Do Savannnah

Sister Hazel brings decades of music to Savannah’s Stage on Bay


Sister Hazel brings decades of music to Savannah’s Stage on Bay

10 Apr 2017



For more than 20 years, Sister Hazel has churned out albums, toured the world, hosted unique events and dented the Billboard charts with their own particular rock ’n’ roll, and all with the same core group of musicians.

They’ll bring the music from throughout the years to Savannah’s Stage on Bay on April 14.

It’s a rare feat in the rock world for a band of musicians to stay together for such a long time, as success (or lack of) often drives wedges in relationships. But the five Gainesville, Fla., boys (Ken Block, Jett Beres, Andrew Copeland, Ryan Newell and Mark Trojanowski) have put in the hard work to ensure a continuing creative process, through mutual respect, collaboration and constant reminders that their job is just a lot of fun.

“There were certainly some growing pains,” Block said. “You’re trying to figure out who you are and where you fit in the band. We had a lot of things we had to navigate with that. At that point, when a lot of bands either implode or explode, we kind of regrouped and refocused on things and developed even more of a respect for each other.”

Sister Hazel earned national acclaim with their second studio album, “Somewhere More Familiar,” which was released in 1997 and garnered them a contract with Universal Records. The band’s most popular single, “All For You,” soared to No. 11 on the Billboard Hot 100 and helped turned the album into a platinum-selling record in the U.S.

Since the beginning, though, Sister Hazel’s music has been hard to properly categorize. Influenced heavily by fellow hometown acts Tom Petty and the Heartbreakers, Lynyrd Skynyrd and The Allman Brothers Band, Sister Hazel was lumped into the alternative rock genre, although they have always pulled equally from country music influences.

“All For You” became one of those mid-1990s staple songs that along with other Southeastern-based bands, like South Carolina’s Hootie & the Blowfish, Georgia’s Collective Soul and Louisiana’s Better Than Ezra, helped shape college radio at the time.

Over the years, part of the band’s strength in unity has been an increasingly collaborative effort in what Block calls a “five-man democracy.” For their ninth studio album, “Lighter in the Dark,” that collaborative effort took center stage with a more country sound.

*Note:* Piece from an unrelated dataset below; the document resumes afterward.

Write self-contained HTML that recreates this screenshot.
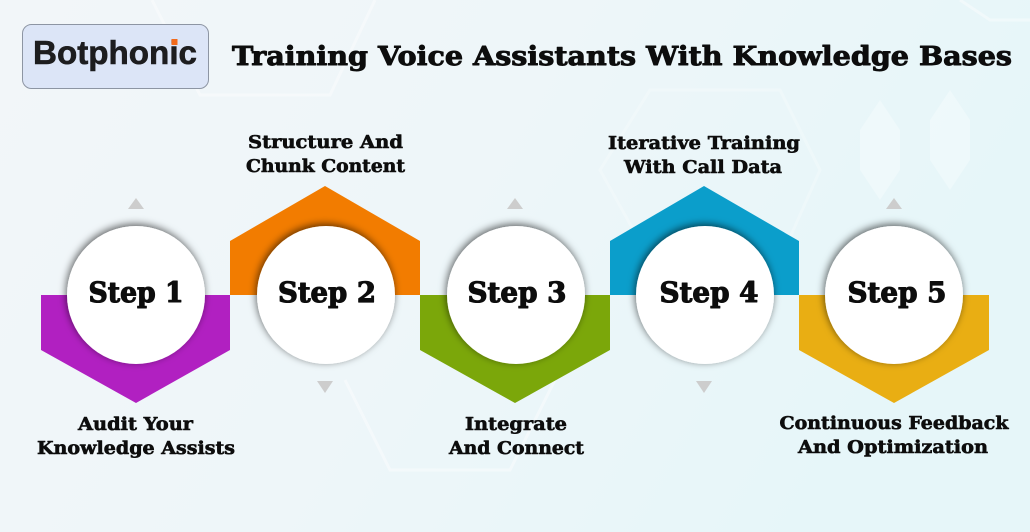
<!DOCTYPE html>
<html><head><meta charset="utf-8"><style>
html,body{margin:0;padding:0;}
body{width:1030px;height:532px;overflow:hidden;}
svg{display:block;}
.t{font-family:"DejaVu Serif","Liberation Serif",serif;font-weight:bold;fill:#0d0d0d;stroke:#0d0d0d;stroke-linejoin:round;}
</style></head><body>
<svg width="1030" height="532" viewBox="0 0 1030 532" xmlns="http://www.w3.org/2000/svg">
<defs>
<linearGradient id="bg" x1="0" y1="0" x2="1" y2="0.3">
<stop offset="0" stop-color="#f2f6f9"/>
<stop offset="0.5" stop-color="#eef6f9"/>
<stop offset="1" stop-color="#e6f6f9"/>
</linearGradient>
<filter id="sh" x="-30%" y="-30%" width="160%" height="160%">
<feDropShadow dx="-1" dy="-2" stdDeviation="4" flood-color="#000" flood-opacity="0.6"/>
</filter>
</defs>
<rect width="1030" height="532" fill="url(#bg)"/>
<!-- faint background hexagons -->
<g fill="none" stroke="#ffffff" stroke-width="3" opacity="0.4">
<path d="M152 0 L200 95 L330 95 L375 0"/>
<path d="M600 170 L650 260 L780 260 L820 170 L780 90 L650 90 Z" opacity="0.6"/>
<path d="M345 380 L390 470 L510 470 L555 380"/>
<path d="M960 0 L990 20 L1030 20"/>
</g>
<g fill="#ffffff" opacity="0.3">
<path d="M880 100 L900 130 L900 170 L880 200 L860 170 L860 130 Z"/>
<path d="M950 90 L970 120 L970 160 L950 190 L930 160 L930 120 Z"/>
</g>

<!-- logo -->
<rect x="22.5" y="24.5" width="186" height="64" rx="9" fill="#dce5f7" stroke="#8d95a3" stroke-width="1"/>
<text x="33" y="64" font-family="Liberation Sans, Arial, sans-serif" font-weight="bold" font-size="33" fill="#1d1d1f" stroke="#1d1d1f" stroke-width="0.6" textLength="164" lengthAdjust="spacingAndGlyphs">Botphonic</text>
<rect x="171.5" y="39" width="6" height="6" fill="#f26a1b"/>

<!-- title -->
<text class="t" x="232" y="65" font-size="26" stroke-width="0.9" textLength="780" lengthAdjust="spacingAndGlyphs">Training Voice Assistants With Knowledge Bases</text>

<!-- shapes -->
<polygon points="41,295 230,295 230,350 136,403 41,350" fill="#b120c1"/>
<polygon points="230,295 230,241 325,186 420,241 420,295" fill="#f27c00"/>
<polygon points="420,295 610,295 610,350 515,403 420,350" fill="#7ba70a"/>
<polygon points="610,295 610,241 704,186 799,241 799,295" fill="#0b9ecb"/>
<polygon points="799,295 989,295 989,350 894,403 799,350" fill="#e9ae13"/>

<!-- triangles -->
<g fill="#cdcdcd">
<polygon points="128,209 144,209 136,198"/>
<polygon points="317,381 333,381 325,393"/>
<polygon points="507,209 523,209 515,198"/>
<polygon points="696,381 712,381 704,393"/>
<polygon points="886,209 902,209 894,198"/>
</g>

<!-- circles -->
<g fill="#ffffff" filter="url(#sh)">
<circle cx="136" cy="295" r="69"/>
<circle cx="326" cy="295" r="69"/>
<circle cx="516" cy="295" r="69"/>
<circle cx="705" cy="295" r="69"/>
<circle cx="894" cy="295" r="69"/>
</g>

<!-- step labels -->
<g class="t" font-size="28" stroke-width="1.1" text-anchor="middle">
<text x="136" y="302" textLength="95" lengthAdjust="spacingAndGlyphs">Step 1</text>
<text x="327" y="302" textLength="98" lengthAdjust="spacingAndGlyphs">Step 2</text>
<text x="517" y="302" textLength="99" lengthAdjust="spacingAndGlyphs">Step 3</text>
<text x="709" y="302" textLength="99" lengthAdjust="spacingAndGlyphs">Step 4</text>
<text x="897" y="302" textLength="99" lengthAdjust="spacingAndGlyphs">Step 5</text>
</g>

<!-- descriptions -->
<g class="t" font-size="17.5" stroke-width="0.6" text-anchor="middle">
<text x="325.5" y="148" textLength="155" lengthAdjust="spacingAndGlyphs">Structure And</text>
<text x="325.5" y="172" textLength="159" lengthAdjust="spacingAndGlyphs">Chunk Content</text>
<text x="704" y="149" textLength="192" lengthAdjust="spacingAndGlyphs">Iterative Training</text>
<text x="703" y="173" textLength="158" lengthAdjust="spacingAndGlyphs">With Call Data</text>
<text x="135.5" y="430" textLength="115" lengthAdjust="spacingAndGlyphs">Audit Your</text>
<text x="136" y="454" textLength="198" lengthAdjust="spacingAndGlyphs">Knowledge Assists</text>
<text x="516" y="430" textLength="102" lengthAdjust="spacingAndGlyphs">Integrate</text>
<text x="516.5" y="454" textLength="135" lengthAdjust="spacingAndGlyphs">And Connect</text>
<text x="894" y="429" textLength="229" lengthAdjust="spacingAndGlyphs">Continuous Feedback</text>
<text x="893" y="453" textLength="190" lengthAdjust="spacingAndGlyphs">And Optimization</text>
</g>
</svg>
</body></html>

“There’s no doubt that we’re one of those bands that’s always blurred the line,” Block said. “It’s always been hard when people ask what kind of band we are. I don’t know, man. We’re a rock band; we have southern, country elements. We try to serve the song. All of those things come really naturally to us. We’ve never forced anything. We just try to make good records.

“This time, we definitely leaned into that side [country] of who we are a little bit. I think if you look at southern rock, country and Americana right now, that lane has gotten a little bit wider. Rock has gotten a little bit narrower.”

From the onset of Sister Hazel, Block typically handled most of the songwriting with the other members writing around him. On their latest effort, though, every member sings lead at some point and several different members have songwriting credits in the liner notes.

“I think with each record, everyone began to write more,” Block said. “I began to let go of some of that. Everyone has come into their own as writers and performers and creative entities. It allowed us to evolve and move forward to where we have sort of a different tone in things and different perspective on things.”

Before they were rock stars, Sister Hazel and other college radio bands would tour the Southeast and play in a lot of the same venues, sometimes together. The bands formed long-lasting friendships, which have turned into outside collaborations.

Darius Rucker, frontman for Hootie & the Blowfish, catapulted back into a national spotlight with 2009’s “Don’t Think I Don’t Think About It,” which debuted at No. 51 on the Billboard Hot Country Songs and eventually earned him a Country Music Association New Artist of the Year award. He became the first African-American to win the award.

Rucker, Barry Dean and Copeland were working on a couple of songs together in Rucker’s Charleston home at one point. Block heard a demo of “Karaoke Song” and immediately wanted to put it on the band’s ninth album. He asked Rucker to join the group for their first in-studio collaboration.

“We’ve been friends since we were all in bands and trailers traveling all over the Southeast, playing together in pubs and coffeehouses,” Block said of Rucker. “We all cut our teeth in the same venues. We were both kind of college bands in the Southeast. It’s really nice to have guys that have been on this journey together.

“We appreciate each other as friends first. Then you look around and say my buddy’s a pretty good songwriter and singer. Perhaps we should collaborate together every once in a while.”

For their stop in Savannah, Sister Hazel will tap into their entire discography, making sure to share the hits, as well as the new material.

“How many people can say they’ve made a living for over two decades doing what they love and making new fans and playing to people that are singing along?” Block asked. “We’re extremely grateful. Our mission every time we play is that people leave there feeling just a little bit better than when they got there.”


What: Sister Hazel

When: 7 p.m. April 14

Where: The Stage on Bay, 1200 W. Bay St.